I don’t have security. I don’t have a job or a boss or any line into anyone with power. That’s the funny thing about doing the work that I do — when I book a flight in the opposite direction, it’s all me. All me and my brain and my not paying attention and my fault. I have no parachute.
But then, but then, I see that there is a little camera crew at my event in Hamilton. The event is packed, in a little seminar room and they’ve set up at the back. They film everything I say, hoping that I might start rambling about something that would make me go viral. Hoping that they can steal something I’ve said to give them a higher profile, get $5 more for their GoFundMe, get the footage that every news outlet will want. They wait for 45 minutes after the event while I talk with people. Empty handed, they leave.
They show up the night after in Toronto and do it again. And every time I speak, an oafish fellow jumps to his feet to record what I say.

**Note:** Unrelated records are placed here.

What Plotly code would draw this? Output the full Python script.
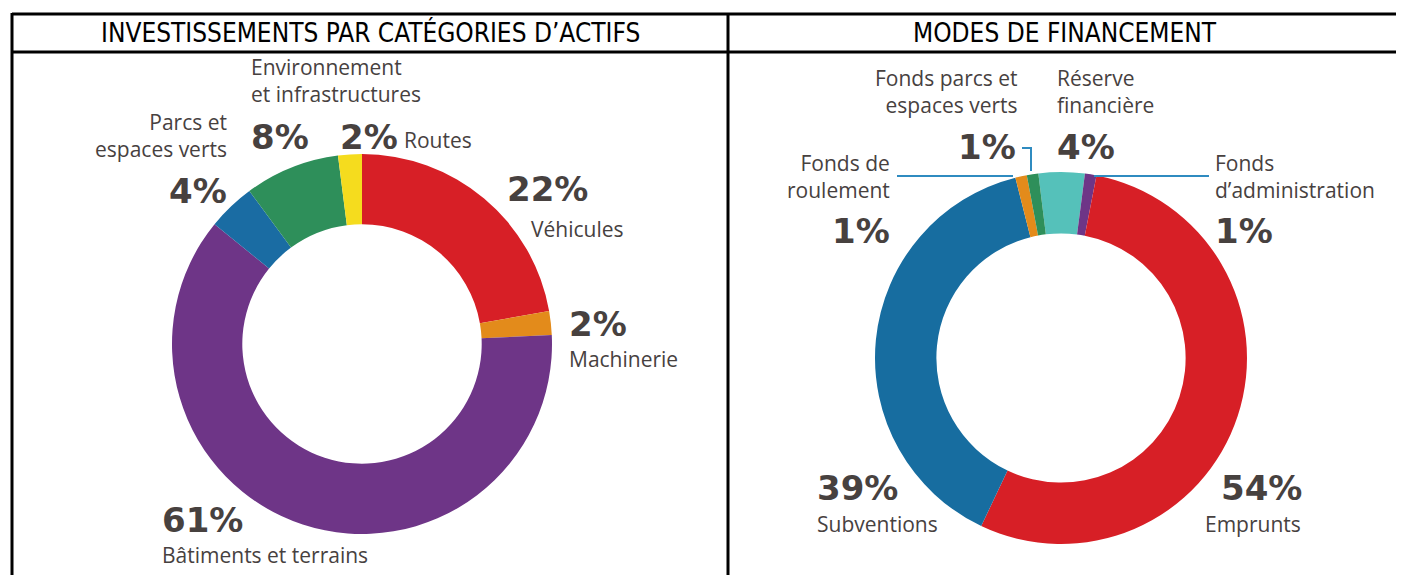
import plotly.graph_objects as go

W, H = 1404, 575
OX, OY = 8, 8  # page body margin offset

# ---- data ----
asset_labels = ["Véhicules", "Machinerie", "Bâtiments et terrains", "Parcs et espaces verts",
                "Environnement et infrastructures", "Routes"]
asset_values = [22, 2, 61, 4, 8, 2]
asset_colors = ["#D71F26", "#E38B1B", "#6E3587", "#1A6CA3", "#2E8F5A", "#F5DC1E"]

fin_labels = ["Réserve financière", "Fonds d’administration", "Emprunts", "Subventions",
              "Fonds de roulement", "Fonds parcs et espaces verts"]
fin_values = [4, 1, 54, 39, 1, 1]
fin_colors = ["#55C1BA", "#6E3587", "#D71F26", "#176DA0", "#E38B1B", "#2E8F5A"]

titles = ["INVESTISSEMENTS PAR CATÉGORIES D’ACTIFS", "MODES DE FINANCEMENT"]

# label texts (with line breaks) per slice
asset_label_text = ["Véhicules", "Machinerie", "Bâtiments et terrains", "Parcs et<br>espaces verts",
                    "Environnement<br>et infrastructures", "Routes"]
fin_label_text = ["Réserve<br>financière", "Fonds<br>d’administration", "Emprunts", "Subventions",
                  "Fonds de<br>roulement", "Fonds parcs et<br>espaces verts"]


def px(x):
    return (x - OX) / W


def py(y):
    return 1 - (y - OY) / H


def dom(cx, cy, r):
    return dict(x=[px(cx - r), px(cx + r)], y=[py(cy + r), py(cy - r)])


fig = go.Figure()
fig.add_trace(go.Pie(labels=asset_labels, values=asset_values, hole=0.63, sort=False,
                     direction="clockwise", rotation=0, textinfo="none",
                     marker=dict(colors=asset_colors, line=dict(width=0)),
                     domain=dom(362, 344, 190), showlegend=False))
fig.add_trace(go.Pie(labels=fin_labels, values=fin_values, hole=0.67, sort=False,
                     direction="clockwise", rotation=-7, textinfo="none",
                     marker=dict(colors=fin_colors, line=dict(width=0)),
                     domain=dom(1061, 358, 186), showlegend=False))

PCT_FONT = dict(family="DejaVu Sans", size=34, color="#47413F", weight="bold")
LAB_FONT = dict(family="Open Sans", size=21, color="#47413F")

ann = []


def pct(v, x, y, anchor):
    ann.append(dict(text=f"{v}%", x=px(x), y=py(y), xanchor=anchor, yanchor="middle",
                    font=PCT_FONT, showarrow=False, xref="paper", yref="paper",
                    borderpad=0))


def lab(t, x, y, anchor, yanchor="middle"):
    ann.append(dict(text=t, x=px(x), y=py(y), xanchor=anchor, yanchor=yanchor, align=anchor,
                    font=LAB_FONT, showarrow=False, xref="paper", yref="paper",
                    borderpad=0))


# left donut labels
pct(asset_values[0], 506, 189, "left"); lab(asset_label_text[0], 530, 229, "left")
pct(asset_values[1], 568, 324, "left"); lab(asset_label_text[1], 568, 359, "left")
pct(asset_values[2], 161, 520, "left"); lab(asset_label_text[2], 161, 555, "left")
pct(asset_values[3], 228, 191, "right"); lab(asset_label_text[3], 228, 136, "right")
pct(asset_values[4], 250, 137, "left"); lab(asset_label_text[4], 250, 81, "left")
pct(asset_values[5], 339, 137, "left"); lab(asset_label_text[5], 403, 140, "left")

# right donut labels
pct(fin_values[0], 1056, 147, "left"); lab(fin_label_text[0], 1056, 91, "left")
pct(fin_values[1], 1214, 231, "left"); lab(fin_label_text[1], 1214, 176, "left")
pct(fin_values[2], 1303, 488, "right"); lab(fin_label_text[2], 1302, 524, "right")
pct(fin_values[3], 816, 488, "left"); lab(fin_label_text[3], 816, 524, "left")
pct(fin_values[4], 891, 231, "right"); lab(fin_label_text[4], 891, 176, "right")
pct(fin_values[5], 1017, 147, "right"); lab(fin_label_text[5], 1019, 91, "right")

# headers
for t, cx in zip(titles, [370, 1065]):
    ann.append(dict(text=t, x=px(cx), y=py(33), xanchor="center", yanchor="middle",
                    font=dict(family="DejaVu Sans Condensed, sans-serif", size=26, color="#000000"),
                    showarrow=False, xref="paper", yref="paper"))

shapes = []
BL = dict(color="#000000", width=3)
shapes.append(dict(type="line", xref="paper", yref="paper", x0=px(12), x1=px(1420), y0=py(14), y1=py(14), line=BL))
shapes.append(dict(type="line", xref="paper", yref="paper", x0=px(12), x1=px(1420), y0=py(52), y1=py(52), line=BL))
shapes.append(dict(type="line", xref="paper", yref="paper", x0=px(12), x1=px(12), y0=py(13), y1=py(590), line=BL))
shapes.append(dict(type="line", xref="paper", yref="paper", x0=px(728), x1=px(728), y0=py(13), y1=py(590), line=BL))

LL = dict(color="#2F8BC0", width=2)
# leader lines (right donut)
shapes.append(dict(type="line", xref="paper", yref="paper", x0=px(897), x1=px(1013), y0=py(176), y1=py(176), line=LL))
shapes.append(dict(type="path", xref="paper", yref="paper",
                   path=f"M {px(1022)},{py(148)} L {px(1031)},{py(148)} L {px(1031)},{py(171)}", line=LL))
shapes.append(dict(type="line", xref="paper", yref="paper", x0=px(1094), x1=px(1209), y0=py(176), y1=py(176), line=LL))

fig.update_layout(width=W, height=H, margin=dict(l=0, r=0, t=0, b=0),
                  paper_bgcolor="white", plot_bgcolor="white",
                  annotations=ann, shapes=shapes)
fig.write_html("out.html")
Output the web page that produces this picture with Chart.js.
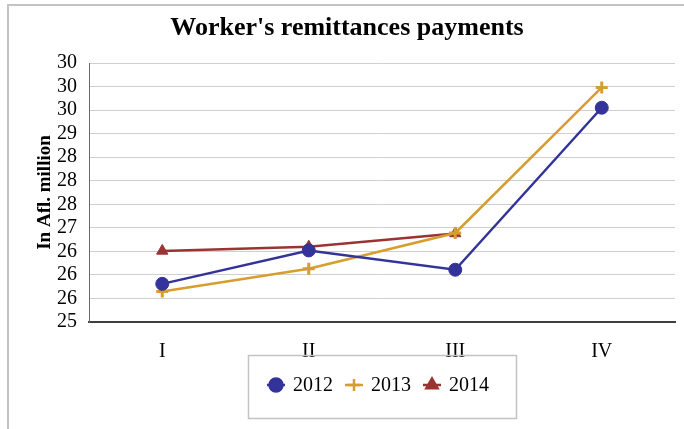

These are brownshirt tactics. These are tactics intended to provoke, discourage, frighten. Imagine I wasn’t feeling well or thinking straight and everything I said became fodder to destroy my life? Imagine I was nervous and said something unfortunate? Imagine they made me too anxious to think straight and I couldn’t present?
None of these things happened (or would happen) because I’m a professional. I’m practiced. I’ve gone through it all and they can’t shake me. But that isn’t the case for everyone. The filming, the following around, the constant attempts to have my events cancelled, the fear that people instill at the venue of security threats (and I’m not including the COVID folks in here but uhh guys, this is the context in which you’re intervening with me, with the same tactics…) it’s too much. No one should have to endure this just to talk in public.
The mental toll it takes is significant. I completely forgot to bring like six things I needed to have with me for another event I was involved in while there, fretting over all the attention the events were getting. It clutters my brain and it forces me to talk about stupid shit that I don’t want to talk about (like who tf is carima sad anyway).
It’s a major distraction and why me? Why anyone who doesn’t have a six-figure salary, a position in cabinet or who controls the lives of workers?
*I have since learned that this is slang for watching or engaging public sex in the UK
Sorry you have to deal with so much complete bullshit, Nora. I'm a fan and think you're great, as do many, many others. Keep your chins up :) :)
Like I said on the Twitter, comrade, the fascists are learning how to organize and they're hoping that your supporters don't have your superpowers and won't book you so readily in the future.
SUPPORTERS OF NORA: be aware of the fascists, not scared of them.
Stay calm, be brave, wait for the signs and set up your events
so you still learn and build from them even when bullies take their pokes.